Metropolitan Hilarion of Volokolamsk spoke on the problem of relationship between freedom, morality and human rights. Noting that this topic in its various aspects was repeatedly highlighted in the ICR statements, he stressed that freedom of creative work and human rights should not come into conflict with such fundamental values as faith, veneration of shrines, love of the Motherland and her history and culture. He said that a special role in building forms of public order that preserve balance between the human rights institution and moral responsibility belongs to the state, system of moral formation, culture and mass media. ‘One of the primary tasks of the state is to ensure and support peace and justice in society. The state should not use the tools of coercion to restrict the freedom of culture and art. At the same time, the moral norms shared by most of the citizens should be taken into account in legislative acts and in forming the cultural policy’.
According to the DECR chairman, the traditional religions in Russia agree on the understanding of basic moral principles and recognition of their universal nature. ‘The ideology of moral relativism and absolutization of the sovereignty of individual rights and freedoms without moral responsibility often leads to all-permissiveness, connivance of low passions, desire to achieve one’s own welfare at the expense of others. An important task facing our religions is to bear witness to the intransient importance of moral values both for individuals and the whole society’.
‘A great contribution to the moral formation of the personality’, His Eminence said ‘can be made by arts. Coming in touch with the world of the beautiful, a person cultivates the best qualities of his own soul’. He expressed the conviction that there must be a moral idea in culture and arts, elevating human personalities and compelling them to seek good and truth. ‘Freedom of creative work can be used not for a good course but for an evil one. It can lead to the destruction of the moral nature of the individual and degradation of a society. Culture and art workers should be aware of their responsibility for the fruits of their creative work, evaluate their impact on the human mind and on the state of society’. He also pointed to the extreme danger of a situation in which sinful and immoral things are presented in mass media, culture and arts as publicly approved norm.

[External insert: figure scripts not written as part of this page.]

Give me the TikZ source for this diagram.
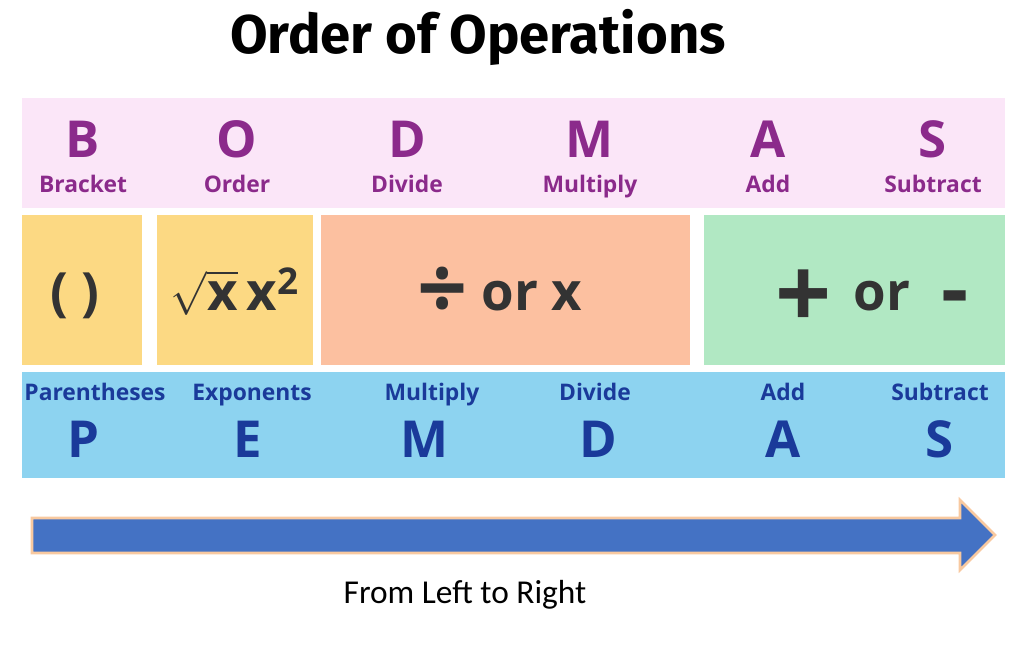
\documentclass[tikz,border=0pt]{standalone}
\usepackage{amsmath}
\usepackage{fontspec}
\setmainfont{Open Sans}
\newfontfamily\titlefont{Fira Sans}
\newfontfamily\notefont{Carlito}
\definecolor{bodmasbg}{HTML}{FBE6F8}
\definecolor{bodmasfg}{HTML}{8B2A8B}
\definecolor{pemdasbg}{HTML}{8DD3F0}
\definecolor{pemdasfg}{HTML}{1A3A9A}
\definecolor{opyellow}{HTML}{FCD983}
\definecolor{opsalmon}{HTML}{FCC0A0}
\definecolor{opgreen}{HTML}{B1E8C3}
\definecolor{arrowblue}{HTML}{4472C4}
\definecolor{arrowglow}{HTML}{F8C9A0}

\begin{document}
\begin{tikzpicture}[
  x=0.02cm, y=-0.02cm,
  bigletter/.style={anchor=base,font=\bfseries\fontsize{29}{29}\selectfont},
  smalllabel/.style={anchor=base,font=\bfseries\fontsize{13}{13}\selectfont},
  symbol/.style={anchor=base,font=\bfseries\fontsize{30}{30}\selectfont,text=black!80}
]
\useasboundingbox (0,0) rectangle (1023,645);

% title
\node[anchor=base,font=\titlefont\bfseries\fontsize{31}{31}\selectfont] (title) at (478,54) {Order of Operations};

% bands and boxes
\fill[bodmasbg] (22,98) rectangle (1005,208);
\fill[opyellow] (22,215) rectangle (142,365);
\fill[opyellow] (157,215) rectangle (313,365);
\fill[opsalmon] (321,215) rectangle (690,365);
\fill[opgreen] (704,215) rectangle (1005,365);
\fill[pemdasbg] (22,372) rectangle (1005,478);

% BODMAS
\foreach \x/\l/\w [count=\i] in {83/B/Bracket, 237/O/Order, 407/D/Divide,
    590/M/Multiply, 768/A/Add, 933/S/Subtract} {
  \node[bigletter,text=bodmasfg] (b\i) at (\x,157) {\l};
  \node[smalllabel,text=bodmasfg] (bw\i) at (\x,193) {\w};
}

% operations
\node[symbol] (paren) at (75,310) {( )};
\node[symbol] (expo) at (235,310) {$\sqrt{\hbox{x}}$\,x\textsuperscript{2}};
\node[symbol] (muldiv) at (500,310) {\raisebox{-5.5pt}{\fontsize{50}{50}\selectfont ÷} or x};
\node[symbol] (addsub) at (872,310) {\raisebox{-10.5pt}{\fontsize{56}{56}\selectfont +}\, or\,\, \raisebox{-5pt}{\fontsize{48}{48}\selectfont -}};

% PEMDAS
\foreach \x/\y/\l/\w [count=\i] in {83/95/P/Parentheses, 248/252/E/Exponents,
    425/432/M/Multiply, 598/595/D/Divide, 783/783/A/Add, 940/940/S/Subtract} {
  \node[bigletter,text=pemdasfg] (p\i) at (\x,457) {\l};
  \node[smalllabel,text=pemdasfg] (pw\i) at (\y,400) {\w};
}

% arrow
\filldraw[fill=arrowblue,draw=arrowglow,line width=1.5pt]
  (32,518) -- (960,518) -- (960,500) -- (995,535) -- (960,570)
  -- (960,553) -- (32,553) -- cycle;
\node[font=\notefont\fontsize{19}{19}\selectfont] (note) at (465,595) {From Left to Right};
\end{tikzpicture}
\end{document}
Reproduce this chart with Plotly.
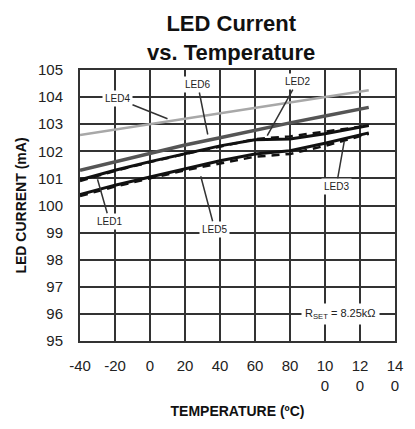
import plotly.graph_objects as go

temps = [-40, -20, 0, 20, 40, 60, 80, 100, 125]
led4 = [102.6, 102.8, 103.0, 103.2, 103.4, 103.6, 103.8, 104.0, 104.25]
led6 = [101.3, 101.62, 101.93, 102.23, 102.5, 102.78, 103.05, 103.3, 103.62]
led1 = [100.95, 101.3, 101.62, 101.92, 102.2, 102.43, 102.45, 102.65, 102.95]
led2 = [100.9, 101.28, 101.6, 101.9, 102.17, 102.45, 102.55, 102.72, 102.95]
led3 = [100.4, 100.75, 101.05, 101.35, 101.65, 101.9, 102.02, 102.3, 102.68]
led5 = [100.35, 100.7, 101.0, 101.3, 101.55, 101.8, 101.9, 102.2, 102.65]

x_ticks = [-40, -20, 0, 20, 40, 60, 80, 100, 120, 140]
x_ticktext = ["-40", "-20", "0", "20", "40", "60", "80", "10<br>0", "12<br>0", "14<br>0"]
y_ticks = [95, 96, 97, 98, 99, 100, 101, 102, 103, 104, 105]

fig = go.Figure()
styles = [
    ("LED4", led4, "#a8a8a8", 2.5, "solid"),
    ("LED6", led6, "#555555", 3.5, "solid"),
    ("LED5", led5, "#111111", 2.5, "8px,6px"),
    ("LED3", led3, "#111111", 3, "solid"),
    ("LED2", led2, "#111111", 2.5, "8px,6px"),
    ("LED1", led1, "#111111", 3, "solid"),
]
for name, vals, col, w, dash in styles:
    fig.add_trace(go.Scatter(x=temps, y=vals, mode="lines", name=name,
                             line=dict(color=col, width=w, dash=dash)))

font_lbl = dict(family="Liberation Sans, Arial", size=10, color="#222")
anns = [
    # text, tip x, tip y, ax, ay (pixel offsets of label from tip)
    ("LED4", 10, 103.2, -50, -20),
    ("LED6", 33, 102.62, -10, -50),
    ("LED2", 67, 102.58, 30, -54),
    ("LED3", 111, 102.37, -8, 45),
    ("LED1", -30, 100.97, 12, 42),
    ("LED5", 29, 101.08, 14, 53),
]
for t, x, y, ax, ay in anns:
    fig.add_annotation(x=x, y=y, ax=ax, ay=ay, text=t, showarrow=True,
                       arrowhead=0, arrowwidth=1.5, arrowcolor="#333",
                       font=font_lbl, bgcolor="white", borderpad=2)
fig.add_annotation(x=109, y=96, text="R<sub>SET</sub> = 8.25kΩ", showarrow=False,
                   font=dict(family="Liberation Sans, Arial", size=11, color="#222"),
                   bgcolor="white", borderpad=3)

fig.add_annotation(xref="paper", yref="paper", x=0.48, y=1, xanchor="center",
                   yanchor="bottom", yshift=3, showarrow=False,
                   text="<b>LED Current<br>vs. Temperature</b>",
                   font=dict(family="Liberation Sans, Arial", size=22, color="#111"))

fig.update_layout(
    width=415, height=429,
    margin=dict(l=80, r=13, t=70, b=86),
    paper_bgcolor="white", plot_bgcolor="white",
    showlegend=False,
    font=dict(family="Liberation Sans, Arial", size=15, color="#222"),
)
fig.update_xaxes(range=[-40, 140], tickvals=x_ticks, ticktext=x_ticktext,
                 showgrid=True, gridcolor="#333", gridwidth=1.7,
                 showline=True, linecolor="#333", linewidth=2, mirror=True,
                 zeroline=False, ticks="", ticklabelstandoff=10,
                 title=dict(text="<b>TEMPERATURE (ºC)</b>", font=dict(size=14, color="#111"),
                            standoff=14))
fig.update_yaxes(range=[95, 105], tickvals=y_ticks,
                 showgrid=True, gridcolor="#333", gridwidth=1.7,
                 showline=True, linecolor="#333", linewidth=2, mirror=True,
                 zeroline=False, ticks="", ticklabelstandoff=12,
                 title=dict(text="<b>LED CURRENT (mA)</b>", font=dict(size=14, color="#111"),
                            standoff=8))

fig.write_html("out.html")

According to Metropolitan Hilarion, the ability to combine different value systems in harmony is the most important factor of supporting social stability and accord in today’s multicultural societies. ‘One of the factors hampering a fruitful dialogue between bearers of religious and secular consciousness today, in my view, is the low level of religious literacy in the population, the existence of many errors, false stereotypes and even ignorance in religious matters. I believe that this obstacle can be overcome through the development of theological education and science in our country’. His Eminence informed the meeting about the recent steps made to assert theology in the educational space in Russia.
The meeting summed up its work in a Statement of the Interreligious Council in Russia on Culture, Freedom of Creative Work and Moral Responsibility in Russia.